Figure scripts
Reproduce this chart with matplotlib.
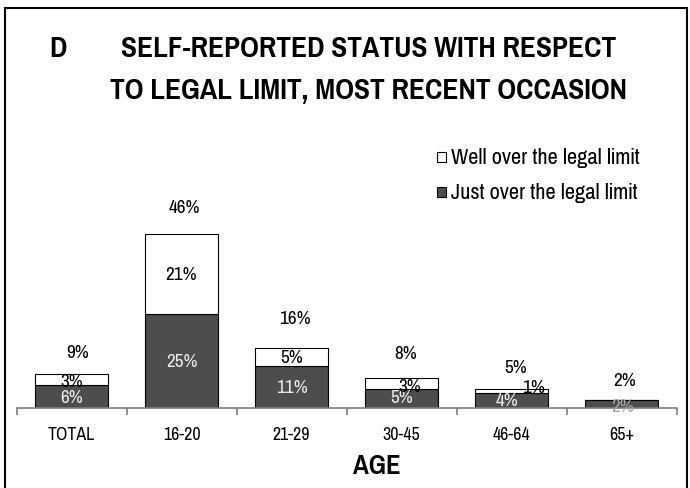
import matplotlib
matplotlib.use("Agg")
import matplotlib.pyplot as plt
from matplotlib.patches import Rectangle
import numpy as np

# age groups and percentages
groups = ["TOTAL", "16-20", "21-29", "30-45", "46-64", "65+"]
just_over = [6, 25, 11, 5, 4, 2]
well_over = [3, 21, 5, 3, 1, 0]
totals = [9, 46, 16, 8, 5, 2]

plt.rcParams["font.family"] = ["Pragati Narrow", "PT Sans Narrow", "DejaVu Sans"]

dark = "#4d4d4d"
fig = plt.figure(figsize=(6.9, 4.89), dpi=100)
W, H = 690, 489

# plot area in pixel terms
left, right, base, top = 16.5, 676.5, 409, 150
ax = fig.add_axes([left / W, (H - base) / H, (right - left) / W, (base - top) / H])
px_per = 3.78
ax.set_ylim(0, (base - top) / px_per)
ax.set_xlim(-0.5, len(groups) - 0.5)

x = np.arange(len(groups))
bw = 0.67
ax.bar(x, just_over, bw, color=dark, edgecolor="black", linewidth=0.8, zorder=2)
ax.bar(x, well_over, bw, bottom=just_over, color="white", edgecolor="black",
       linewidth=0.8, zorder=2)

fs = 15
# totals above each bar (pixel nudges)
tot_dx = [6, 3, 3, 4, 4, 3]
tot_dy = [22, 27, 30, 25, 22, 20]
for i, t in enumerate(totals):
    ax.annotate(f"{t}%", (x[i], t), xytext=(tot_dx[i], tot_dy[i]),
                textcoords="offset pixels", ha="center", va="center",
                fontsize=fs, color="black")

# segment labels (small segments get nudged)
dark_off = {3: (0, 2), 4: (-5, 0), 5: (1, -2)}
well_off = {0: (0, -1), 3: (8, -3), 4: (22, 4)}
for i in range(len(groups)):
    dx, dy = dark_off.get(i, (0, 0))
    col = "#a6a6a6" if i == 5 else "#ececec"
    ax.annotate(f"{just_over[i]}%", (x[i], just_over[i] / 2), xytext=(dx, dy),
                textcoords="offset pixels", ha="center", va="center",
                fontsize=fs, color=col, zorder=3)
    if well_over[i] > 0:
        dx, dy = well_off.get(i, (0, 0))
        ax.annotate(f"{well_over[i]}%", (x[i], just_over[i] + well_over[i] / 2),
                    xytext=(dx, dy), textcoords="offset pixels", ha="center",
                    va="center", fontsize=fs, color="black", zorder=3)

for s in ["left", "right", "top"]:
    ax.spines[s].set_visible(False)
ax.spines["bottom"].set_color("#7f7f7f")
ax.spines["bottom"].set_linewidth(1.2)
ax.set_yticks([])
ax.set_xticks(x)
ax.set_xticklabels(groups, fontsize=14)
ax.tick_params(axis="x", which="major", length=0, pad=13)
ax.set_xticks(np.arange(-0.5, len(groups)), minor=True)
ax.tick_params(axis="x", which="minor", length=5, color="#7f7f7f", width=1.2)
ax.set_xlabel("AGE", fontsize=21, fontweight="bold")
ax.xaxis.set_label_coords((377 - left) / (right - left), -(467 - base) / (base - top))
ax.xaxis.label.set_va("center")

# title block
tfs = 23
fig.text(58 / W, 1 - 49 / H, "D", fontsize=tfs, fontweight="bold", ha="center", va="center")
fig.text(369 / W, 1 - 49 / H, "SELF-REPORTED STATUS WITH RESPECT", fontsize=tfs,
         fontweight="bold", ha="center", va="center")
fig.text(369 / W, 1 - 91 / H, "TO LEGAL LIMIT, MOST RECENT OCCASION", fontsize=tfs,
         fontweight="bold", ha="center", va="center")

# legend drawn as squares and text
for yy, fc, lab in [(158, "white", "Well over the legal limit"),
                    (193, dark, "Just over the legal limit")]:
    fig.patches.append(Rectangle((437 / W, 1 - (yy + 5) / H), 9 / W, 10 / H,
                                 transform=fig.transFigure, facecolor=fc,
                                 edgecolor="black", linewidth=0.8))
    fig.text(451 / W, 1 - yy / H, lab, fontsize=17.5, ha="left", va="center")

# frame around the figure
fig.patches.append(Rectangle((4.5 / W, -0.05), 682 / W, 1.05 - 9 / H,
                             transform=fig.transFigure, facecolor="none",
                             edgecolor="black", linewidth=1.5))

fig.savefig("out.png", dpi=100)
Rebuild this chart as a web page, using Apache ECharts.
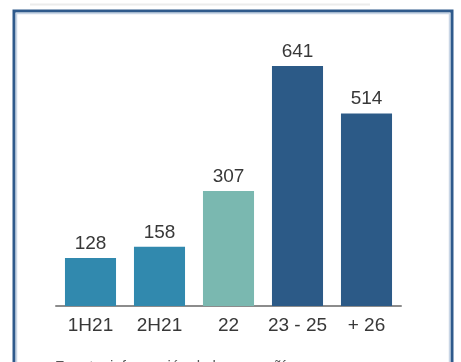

Directive
Give an exact reproduction of every line, leaving out any picture.

Written answer
Reproduce this chart with matplotlib.
import matplotlib
matplotlib.use("Agg")
import matplotlib.pyplot as plt
from matplotlib.patches import Rectangle
import numpy as np

# age groups and percentages
groups = ["TOTAL", "16-20", "21-29", "30-45", "46-64", "65+"]
just_over = [6, 25, 11, 5, 4, 2]
well_over = [3, 21, 5, 3, 1, 0]
totals = [9, 46, 16, 8, 5, 2]

plt.rcParams["font.family"] = ["Pragati Narrow", "PT Sans Narrow", "DejaVu Sans"]

dark = "#4d4d4d"
fig = plt.figure(figsize=(6.9, 4.89), dpi=100)
W, H = 690, 489

# plot area in pixel terms
left, right, base, top = 16.5, 676.5, 409, 150
ax = fig.add_axes([left / W, (H - base) / H, (right - left) / W, (base - top) / H])
px_per = 3.78
ax.set_ylim(0, (base - top) / px_per)
ax.set_xlim(-0.5, len(groups) - 0.5)

x = np.arange(len(groups))
bw = 0.67
ax.bar(x, just_over, bw, color=dark, edgecolor="black", linewidth=0.8, zorder=2)
ax.bar(x, well_over, bw, bottom=just_over, color="white", edgecolor="black",
       linewidth=0.8, zorder=2)

fs = 15
# totals above each bar (pixel nudges)
tot_dx = [6, 3, 3, 4, 4, 3]
tot_dy = [22, 27, 30, 25, 22, 20]
for i, t in enumerate(totals):
    ax.annotate(f"{t}%", (x[i], t), xytext=(tot_dx[i], tot_dy[i]),
                textcoords="offset pixels", ha="center", va="center",
                fontsize=fs, color="black")

# segment labels (small segments get nudged)
dark_off = {3: (0, 2), 4: (-5, 0), 5: (1, -2)}
well_off = {0: (0, -1), 3: (8, -3), 4: (22, 4)}
for i in range(len(groups)):
    dx, dy = dark_off.get(i, (0, 0))
    col = "#a6a6a6" if i == 5 else "#ececec"
    ax.annotate(f"{just_over[i]}%", (x[i], just_over[i] / 2), xytext=(dx, dy),
                textcoords="offset pixels", ha="center", va="center",
                fontsize=fs, color=col, zorder=3)
    if well_over[i] > 0:
        dx, dy = well_off.get(i, (0, 0))
        ax.annotate(f"{well_over[i]}%", (x[i], just_over[i] + well_over[i] / 2),
                    xytext=(dx, dy), textcoords="offset pixels", ha="center",
                    va="center", fontsize=fs, color="black", zorder=3)

for s in ["left", "right", "top"]:
    ax.spines[s].set_visible(False)
ax.spines["bottom"].set_color("#7f7f7f")
ax.spines["bottom"].set_linewidth(1.2)
ax.set_yticks([])
ax.set_xticks(x)
ax.set_xticklabels(groups, fontsize=14)
ax.tick_params(axis="x", which="major", length=0, pad=13)
ax.set_xticks(np.arange(-0.5, len(groups)), minor=True)
ax.tick_params(axis="x", which="minor", length=5, color="#7f7f7f", width=1.2)
ax.set_xlabel("AGE", fontsize=21, fontweight="bold")
ax.xaxis.set_label_coords((377 - left) / (right - left), -(467 - base) / (base - top))
ax.xaxis.label.set_va("center")

# title block
tfs = 23
fig.text(58 / W, 1 - 49 / H, "D", fontsize=tfs, fontweight="bold", ha="center", va="center")
fig.text(369 / W, 1 - 49 / H, "SELF-REPORTED STATUS WITH RESPECT", fontsize=tfs,
         fontweight="bold", ha="center", va="center")
fig.text(369 / W, 1 - 91 / H, "TO LEGAL LIMIT, MOST RECENT OCCASION", fontsize=tfs,
         fontweight="bold", ha="center", va="center")

# legend drawn as squares and text
for yy, fc, lab in [(158, "white", "Well over the legal limit"),
                    (193, dark, "Just over the legal limit")]:
    fig.patches.append(Rectangle((437 / W, 1 - (yy + 5) / H), 9 / W, 10 / H,
                                 transform=fig.transFigure, facecolor=fc,
                                 edgecolor="black", linewidth=0.8))
    fig.text(451 / W, 1 - yy / H, lab, fontsize=17.5, ha="left", va="center")

# frame around the figure
fig.patches.append(Rectangle((4.5 / W, -0.05), 682 / W, 1.05 - 9 / H,
                             transform=fig.transFigure, facecolor="none",
                             edgecolor="black", linewidth=1.5))

fig.savefig("out.png", dpi=100)
Rebuild this chart as a web page, using Apache ECharts.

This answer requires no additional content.